**Data segment:**
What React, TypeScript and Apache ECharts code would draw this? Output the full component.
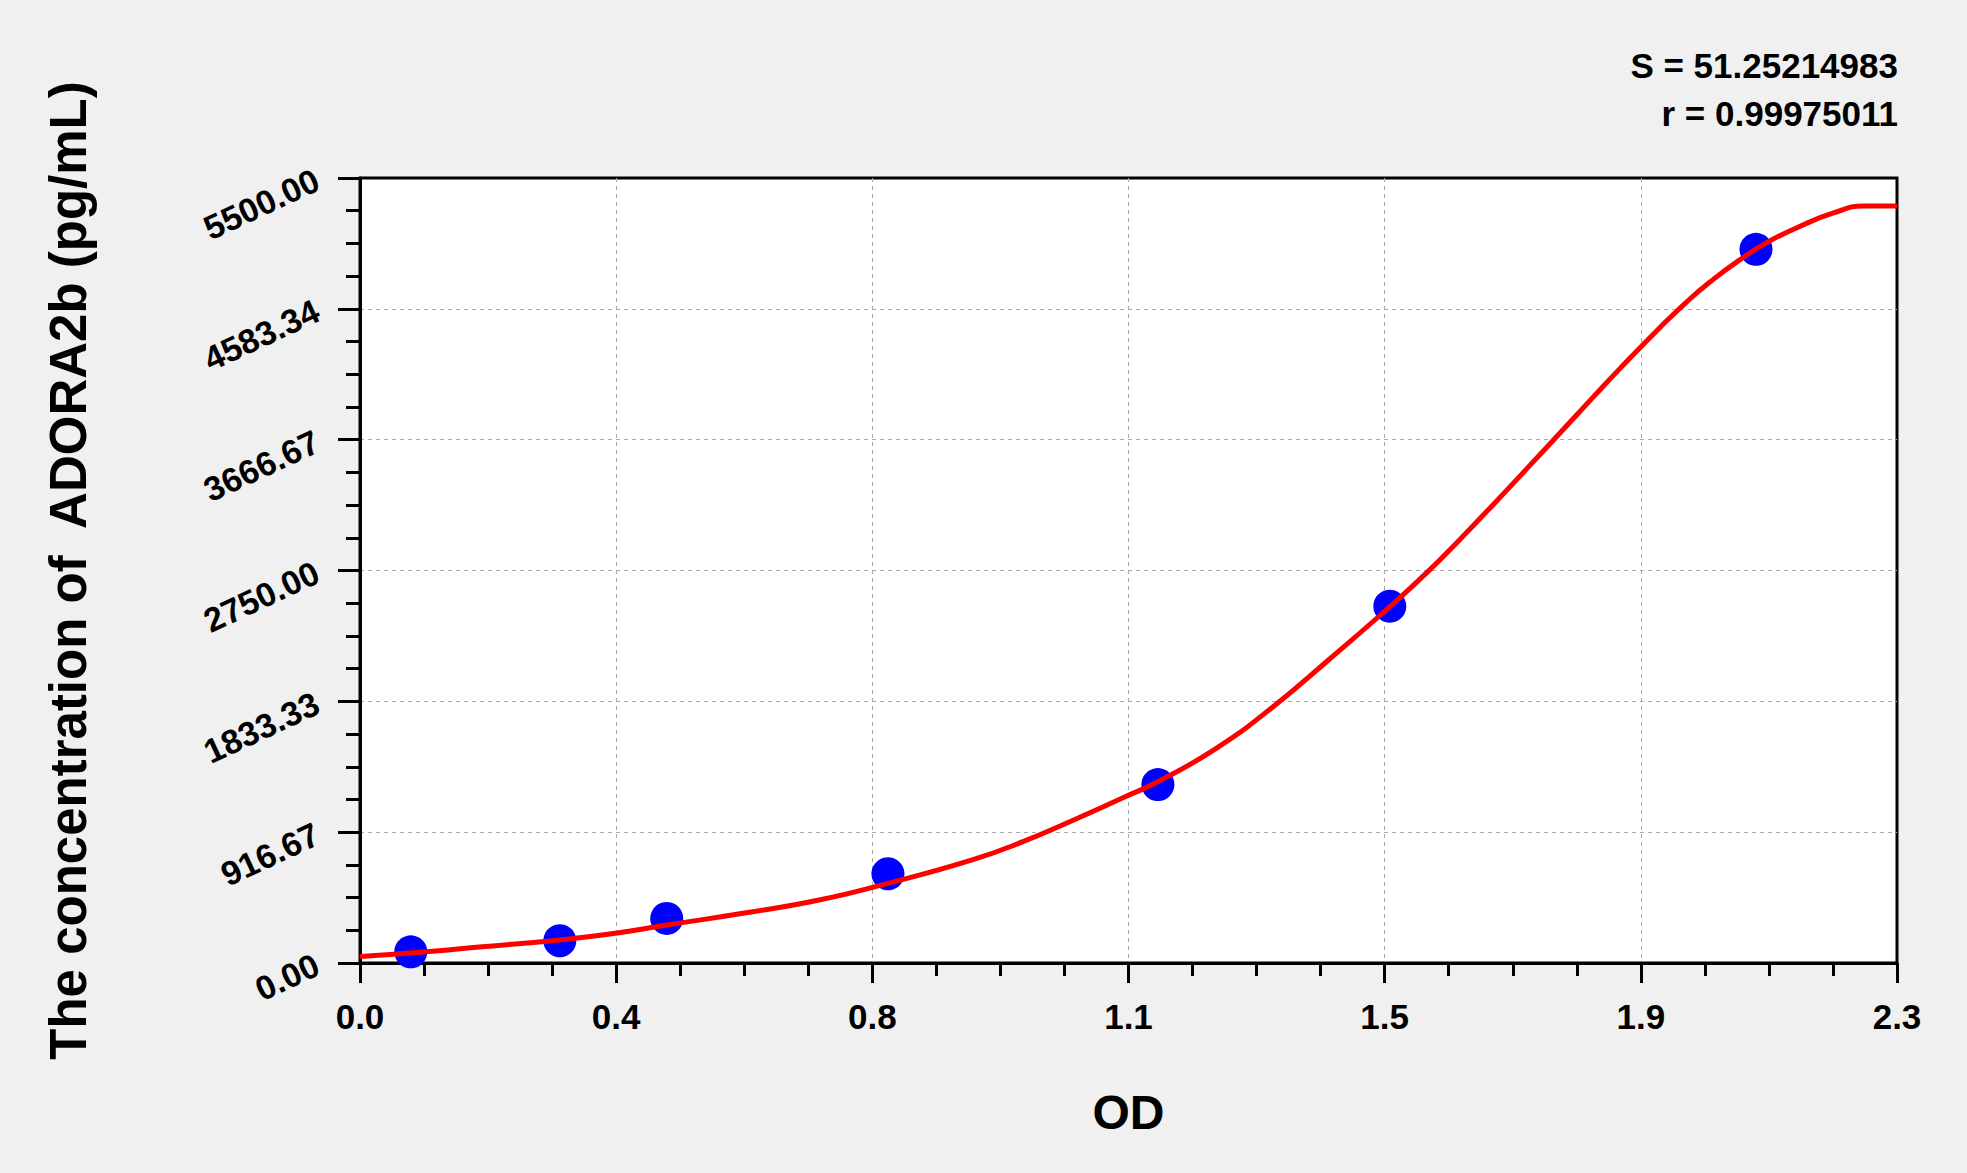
import React, { useEffect, useRef } from "react";
import * as echarts from "echarts";

// standard points (OD, concentration)
const standardOD = [0.076, 0.299, 0.459, 0.79, 1.194, 1.541, 2.089];
const standardConc = [78.13, 156.25, 312.5, 625, 1250, 2500, 5000];

// fitted curve
const curveOD = [
  0, 0.099, 0.183, 0.299, 0.382, 0.459, 0.573, 0.687, 0.79, 0.916, 0.992, 1.068,
  1.145, 1.193, 1.279, 1.365, 1.451, 1.541, 1.596, 1.646, 1.696, 1.751, 1.796,
  1.846, 1.886, 1.945, 1.985, 2.02, 2.063, 2.105, 2.155, 2.205, 2.25, 2.3,
];
const curveConc = [
  45, 79, 114, 161, 208, 266, 348, 441, 558, 722, 850, 1002, 1165, 1268, 1497,
  1790, 2130, 2496, 2733, 2968, 3213, 3488, 3715, 3968, 4168, 4451, 4631, 4771,
  4921, 5047, 5162, 5255, 5304, 5304,
];

const xTickLabels = ["0.0", "0.4", "0.8", "1.1", "1.5", "1.9", "2.3"];
const yTickLabels = ["0.00", "916.67", "1833.33", "2750.00", "3666.67", "4583.34", "5500.00"];
const xMax = 2.3;
const yMax = 5500;

const statLines = ["S = 51.25214983", "r = 0.99975011"];

const FONT = '"Liberation Sans", Arial, sans-serif';

const App: React.FC = () => {
  const chartRef = useRef<HTMLDivElement>(null);

  useEffect(() => {
    document.body.style.margin = "0";
    const chart = echarts.init(chartRef.current, null, { renderer: "svg" });
    const xInterval = xMax / (xTickLabels.length - 1);
    const yInterval = yMax / (yTickLabels.length - 1);

    const tickStyle = { color: "#000", width: 3 };
    const gridLine = {
      show: true,
      showMinLine: false,
      showMaxLine: false,
      lineStyle: { color: "#a8a8a8", width: 1, type: [4, 4] },
    };

    const options = {
      animation: false,
      backgroundColor: "#f0f0f0",
      grid: {
        left: 360,
        right: 70,
        top: 178,
        bottom: 210,
        show: true,
        backgroundColor: "#ffffff",
        borderColor: "#000",
        borderWidth: 3,
      },
      graphic: statLines.map((t, i) => ({
        type: "text",
        x: 1898,
        y: 65 + i * 48,
        z: 10,
        style: {
          text: t,
          align: "right",
          verticalAlign: "middle",
          fontSize: 35,
          fontWeight: "bold",
          fontFamily: FONT,
          fill: "#000",
        },
      })),
      xAxis: {
        type: "value",
        min: 0,
        max: xMax,
        interval: xInterval,
        name: "OD",
        nameLocation: "middle",
        nameGap: 125,
        nameTextStyle: { fontSize: 48, fontWeight: "bold", color: "#000", fontFamily: FONT },
        axisLine: { show: true, lineStyle: tickStyle },
        axisTick: { show: true, length: 20, lineStyle: tickStyle },
        minorTick: { show: true, splitNumber: 4, length: 13, lineStyle: tickStyle },
        splitLine: gridLine,
        axisLabel: {
          fontSize: 35,
          fontWeight: "bold",
          color: "#000",
          fontFamily: FONT,
          margin: 36,
          formatter: (v: number) => xTickLabels[Math.round(v / xInterval)] ?? "",
        },
      },
      yAxis: {
        type: "value",
        min: 0,
        max: yMax,
        interval: yInterval,
        name: "The concentration of  ADORA2b (pg/mL)",
        nameLocation: "middle",
        nameRotate: 90,
        nameGap: 266,
        nameTextStyle: { fontSize: 51, fontWeight: "bold", color: "#000", fontFamily: FONT },
        axisLine: { show: true, lineStyle: tickStyle },
        axisTick: { show: true, length: 22, lineStyle: tickStyle },
        minorTick: { show: true, splitNumber: 4, length: 14, lineStyle: tickStyle },
        splitLine: gridLine,
        axisLabel: {
          fontSize: 34,
          fontWeight: "bold",
          color: "#000",
          fontFamily: FONT,
          rotate: 25,
          margin: 43,
          formatter: (v: number) => yTickLabels[Math.round(v / yInterval)] ?? "",
        },
      },
      series: [
        {
          type: "scatter",
          symbol: "circle",
          symbolSize: 33,
          itemStyle: { color: "#0000ff", opacity: 1 },
          data: standardOD.map((x, i) => [x, standardConc[i]]),
          z: 2,
        },
        {
          type: "line",
          showSymbol: false,
          smooth: 0.5,
          lineStyle: { color: "#ff0000", width: 5 },
          data: curveOD.map((x, i) => [x, curveConc[i]]),
          z: 3,
        },
      ],
    };

    chart.setOption(options);
    return () => {
      chart.dispose();
    };
  }, []);

  return <div ref={chartRef} style={{ width: 1967, height: 1173 }}></div>;
};

export default App;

**To be done:**
From the listing, extract all text exactly as given and drop any picture.

**Response:**
What React, TypeScript and Apache ECharts code would draw this? Output the full component.
import React, { useEffect, useRef } from "react";
import * as echarts from "echarts";

// standard points (OD, concentration)
const standardOD = [0.076, 0.299, 0.459, 0.79, 1.194, 1.541, 2.089];
const standardConc = [78.13, 156.25, 312.5, 625, 1250, 2500, 5000];

// fitted curve
const curveOD = [
  0, 0.099, 0.183, 0.299, 0.382, 0.459, 0.573, 0.687, 0.79, 0.916, 0.992, 1.068,
  1.145, 1.193, 1.279, 1.365, 1.451, 1.541, 1.596, 1.646, 1.696, 1.751, 1.796,
  1.846, 1.886, 1.945, 1.985, 2.02, 2.063, 2.105, 2.155, 2.205, 2.25, 2.3,
];
const curveConc = [
  45, 79, 114, 161, 208, 266, 348, 441, 558, 722, 850, 1002, 1165, 1268, 1497,
  1790, 2130, 2496, 2733, 2968, 3213, 3488, 3715, 3968, 4168, 4451, 4631, 4771,
  4921, 5047, 5162, 5255, 5304, 5304,
];

const xTickLabels = ["0.0", "0.4", "0.8", "1.1", "1.5", "1.9", "2.3"];
const yTickLabels = ["0.00", "916.67", "1833.33", "2750.00", "3666.67", "4583.34", "5500.00"];
const xMax = 2.3;
const yMax = 5500;

const statLines = ["S = 51.25214983", "r = 0.99975011"];

const FONT = '"Liberation Sans", Arial, sans-serif';

const App: React.FC = () => {
  const chartRef = useRef<HTMLDivElement>(null);

  useEffect(() => {
    document.body.style.margin = "0";
    const chart = echarts.init(chartRef.current, null, { renderer: "svg" });
    const xInterval = xMax / (xTickLabels.length - 1);
    const yInterval = yMax / (yTickLabels.length - 1);

    const tickStyle = { color: "#000", width: 3 };
    const gridLine = {
      show: true,
      showMinLine: false,
      showMaxLine: false,
      lineStyle: { color: "#a8a8a8", width: 1, type: [4, 4] },
    };

    const options = {
      animation: false,
      backgroundColor: "#f0f0f0",
      grid: {
        left: 360,
        right: 70,
        top: 178,
        bottom: 210,
        show: true,
        backgroundColor: "#ffffff",
        borderColor: "#000",
        borderWidth: 3,
      },
      graphic: statLines.map((t, i) => ({
        type: "text",
        x: 1898,
        y: 65 + i * 48,
        z: 10,
        style: {
          text: t,
          align: "right",
          verticalAlign: "middle",
          fontSize: 35,
          fontWeight: "bold",
          fontFamily: FONT,
          fill: "#000",
        },
      })),
      xAxis: {
        type: "value",
        min: 0,
        max: xMax,
        interval: xInterval,
        name: "OD",
        nameLocation: "middle",
        nameGap: 125,
        nameTextStyle: { fontSize: 48, fontWeight: "bold", color: "#000", fontFamily: FONT },
        axisLine: { show: true, lineStyle: tickStyle },
        axisTick: { show: true, length: 20, lineStyle: tickStyle },
        minorTick: { show: true, splitNumber: 4, length: 13, lineStyle: tickStyle },
        splitLine: gridLine,
        axisLabel: {
          fontSize: 35,
          fontWeight: "bold",
          color: "#000",
          fontFamily: FONT,
          margin: 36,
          formatter: (v: number) => xTickLabels[Math.round(v / xInterval)] ?? "",
        },
      },
      yAxis: {
        type: "value",
        min: 0,
        max: yMax,
        interval: yInterval,
        name: "The concentration of  ADORA2b (pg/mL)",
        nameLocation: "middle",
        nameRotate: 90,
        nameGap: 266,
        nameTextStyle: { fontSize: 51, fontWeight: "bold", color: "#000", fontFamily: FONT },
        axisLine: { show: true, lineStyle: tickStyle },
        axisTick: { show: true, length: 22, lineStyle: tickStyle },
        minorTick: { show: true, splitNumber: 4, length: 14, lineStyle: tickStyle },
        splitLine: gridLine,
        axisLabel: {
          fontSize: 34,
          fontWeight: "bold",
          color: "#000",
          fontFamily: FONT,
          rotate: 25,
          margin: 43,
          formatter: (v: number) => yTickLabels[Math.round(v / yInterval)] ?? "",
        },
      },
      series: [
        {
          type: "scatter",
          symbol: "circle",
          symbolSize: 33,
          itemStyle: { color: "#0000ff", opacity: 1 },
          data: standardOD.map((x, i) => [x, standardConc[i]]),
          z: 2,
        },
        {
          type: "line",
          showSymbol: false,
          smooth: 0.5,
          lineStyle: { color: "#ff0000", width: 5 },
          data: curveOD.map((x, i) => [x, curveConc[i]]),
          z: 3,
        },
      ],
    };

    chart.setOption(options);
    return () => {
      chart.dispose();
    };
  }, []);

  return <div ref={chartRef} style={{ width: 1967, height: 1173 }}></div>;
};

export default App;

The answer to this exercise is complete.